- Born: 30 November
- Education: Nalanda College, Colombo
- Occupations: Actor, dramatist, announcer, commentator
- Parents: Ananda Sirisena (father); Agnes Tissera (mother);

= Kamal Deshapriya =

Sri Lankan actor

Kamal Deshapriya Sirisena (කමල් දේශප්‍රිය), is an actor in Sri Lankan cinema and television, as well as a television host, cricket commentator and media personality.

==Personal life==
His father Ananda Sirisena was a radio artist.
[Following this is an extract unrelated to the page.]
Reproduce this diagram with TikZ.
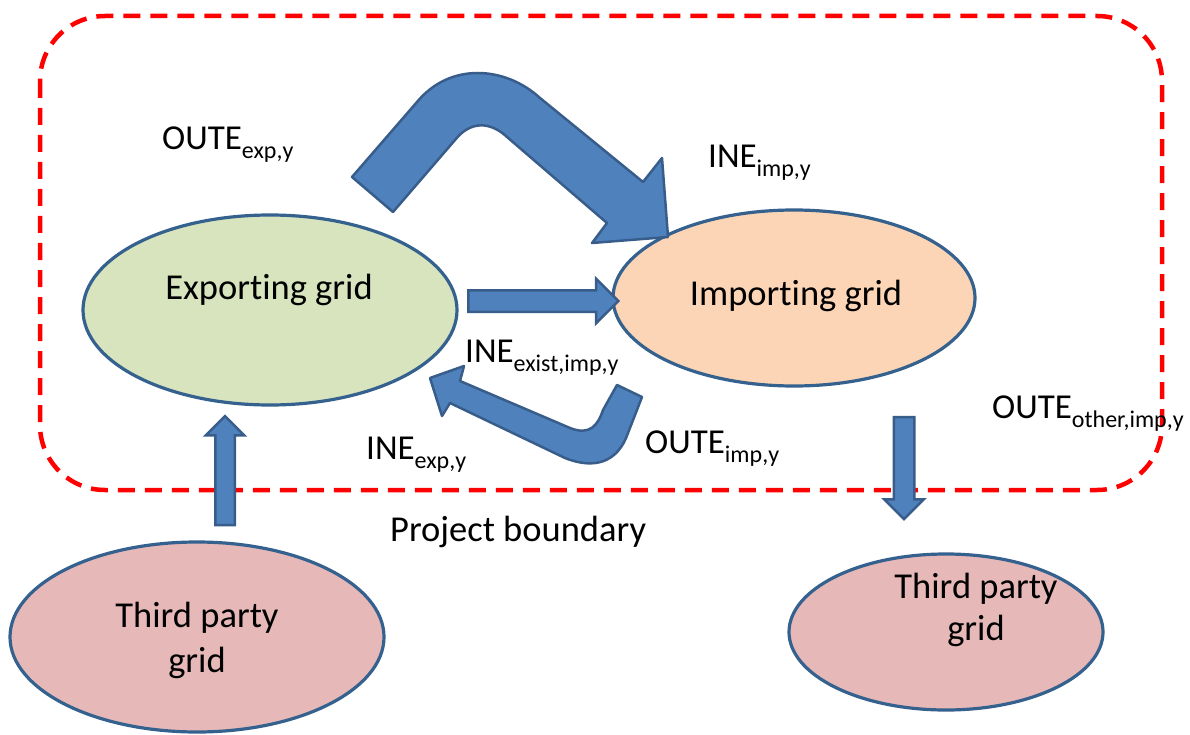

His mother Agnes Tissera (b. 1928) was an actress and radio artist. He completed education from Nalanda College, Colombo.

==Career==
In 2017 he was appointed channel head of Sri Lanka Cricket (SLC). In February 2018 he resigned from the post by citing personal reasons. Several reports informed that the resignation was due to disputes over match telecasting rights with SLC deputy secretary, Ravin Wickramaratne. He also worked as a co-coordinating secretary of National Movement Against Terrorism (NMAT) and as the Sihala Urumaya Spokesman.

His first cinema acting role was in the 2014 film, Siri Daladagamanaya, directed by Sanath Abeysekara.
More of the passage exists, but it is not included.